__TO BE DONE__
Look through the listing and locate every line containing the word "code"; copy those lines.

Data items:
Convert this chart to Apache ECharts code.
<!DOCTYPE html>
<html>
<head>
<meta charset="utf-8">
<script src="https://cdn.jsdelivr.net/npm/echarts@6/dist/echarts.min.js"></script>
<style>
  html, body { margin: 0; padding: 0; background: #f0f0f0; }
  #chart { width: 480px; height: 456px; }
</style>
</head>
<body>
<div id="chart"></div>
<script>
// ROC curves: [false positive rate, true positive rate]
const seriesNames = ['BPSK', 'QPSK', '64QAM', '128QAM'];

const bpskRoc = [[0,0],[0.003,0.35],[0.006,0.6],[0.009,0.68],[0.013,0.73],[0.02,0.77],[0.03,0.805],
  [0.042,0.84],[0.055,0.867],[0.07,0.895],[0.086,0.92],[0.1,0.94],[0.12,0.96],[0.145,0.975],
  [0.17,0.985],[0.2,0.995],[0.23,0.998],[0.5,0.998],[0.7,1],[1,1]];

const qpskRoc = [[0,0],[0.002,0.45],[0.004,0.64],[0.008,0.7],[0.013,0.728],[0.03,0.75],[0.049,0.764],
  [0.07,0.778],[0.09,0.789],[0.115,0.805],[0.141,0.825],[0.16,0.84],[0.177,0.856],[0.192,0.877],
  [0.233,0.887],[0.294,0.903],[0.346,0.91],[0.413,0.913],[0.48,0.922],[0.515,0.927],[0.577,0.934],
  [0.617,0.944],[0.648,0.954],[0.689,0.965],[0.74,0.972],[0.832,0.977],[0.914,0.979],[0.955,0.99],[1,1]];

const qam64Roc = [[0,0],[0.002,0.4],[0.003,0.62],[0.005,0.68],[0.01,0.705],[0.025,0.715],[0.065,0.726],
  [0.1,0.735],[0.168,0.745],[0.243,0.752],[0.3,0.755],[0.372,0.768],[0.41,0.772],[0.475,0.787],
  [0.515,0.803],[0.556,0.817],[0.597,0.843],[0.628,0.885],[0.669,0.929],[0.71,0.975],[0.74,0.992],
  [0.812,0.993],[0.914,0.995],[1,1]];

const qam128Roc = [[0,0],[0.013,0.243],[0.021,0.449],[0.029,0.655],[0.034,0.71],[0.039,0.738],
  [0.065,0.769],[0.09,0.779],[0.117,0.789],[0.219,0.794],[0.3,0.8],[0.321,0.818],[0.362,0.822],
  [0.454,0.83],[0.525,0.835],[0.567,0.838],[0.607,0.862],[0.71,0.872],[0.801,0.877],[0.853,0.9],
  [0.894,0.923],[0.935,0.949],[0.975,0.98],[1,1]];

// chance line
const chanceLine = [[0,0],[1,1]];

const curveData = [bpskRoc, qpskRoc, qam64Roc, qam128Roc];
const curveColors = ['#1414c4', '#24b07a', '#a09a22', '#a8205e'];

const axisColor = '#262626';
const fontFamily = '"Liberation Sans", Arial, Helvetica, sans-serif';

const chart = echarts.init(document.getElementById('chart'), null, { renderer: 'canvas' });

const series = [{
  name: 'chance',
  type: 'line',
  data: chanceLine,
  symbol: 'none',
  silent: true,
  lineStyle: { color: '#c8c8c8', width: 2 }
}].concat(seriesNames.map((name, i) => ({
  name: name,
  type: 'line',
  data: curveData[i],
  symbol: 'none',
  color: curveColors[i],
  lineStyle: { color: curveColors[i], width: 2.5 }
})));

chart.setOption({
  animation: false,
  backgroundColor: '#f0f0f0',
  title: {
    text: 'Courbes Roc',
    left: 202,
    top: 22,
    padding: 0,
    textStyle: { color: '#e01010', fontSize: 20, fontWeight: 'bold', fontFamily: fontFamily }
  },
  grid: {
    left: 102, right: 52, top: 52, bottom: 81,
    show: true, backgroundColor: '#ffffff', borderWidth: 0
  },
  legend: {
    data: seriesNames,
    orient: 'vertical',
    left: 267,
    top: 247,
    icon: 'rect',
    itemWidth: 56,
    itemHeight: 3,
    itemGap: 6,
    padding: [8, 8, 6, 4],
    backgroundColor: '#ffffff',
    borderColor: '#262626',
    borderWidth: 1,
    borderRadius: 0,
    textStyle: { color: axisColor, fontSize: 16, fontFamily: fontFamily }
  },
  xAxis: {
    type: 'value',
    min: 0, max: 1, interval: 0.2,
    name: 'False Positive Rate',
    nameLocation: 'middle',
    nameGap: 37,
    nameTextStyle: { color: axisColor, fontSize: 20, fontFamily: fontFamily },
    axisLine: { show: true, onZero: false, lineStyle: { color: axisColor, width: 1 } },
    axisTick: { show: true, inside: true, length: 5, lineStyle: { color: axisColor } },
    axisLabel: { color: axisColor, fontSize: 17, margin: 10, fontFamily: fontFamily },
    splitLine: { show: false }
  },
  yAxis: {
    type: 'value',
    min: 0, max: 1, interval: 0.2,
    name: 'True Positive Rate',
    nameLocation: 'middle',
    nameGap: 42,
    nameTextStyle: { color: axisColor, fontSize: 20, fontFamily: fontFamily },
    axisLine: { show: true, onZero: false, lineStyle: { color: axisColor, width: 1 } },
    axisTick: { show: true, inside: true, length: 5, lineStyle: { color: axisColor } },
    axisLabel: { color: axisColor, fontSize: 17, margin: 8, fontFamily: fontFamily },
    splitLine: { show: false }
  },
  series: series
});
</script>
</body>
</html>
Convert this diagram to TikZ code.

__EXERCISE RESULT__
Convert this chart to Apache ECharts code.
Convert this diagram to TikZ code.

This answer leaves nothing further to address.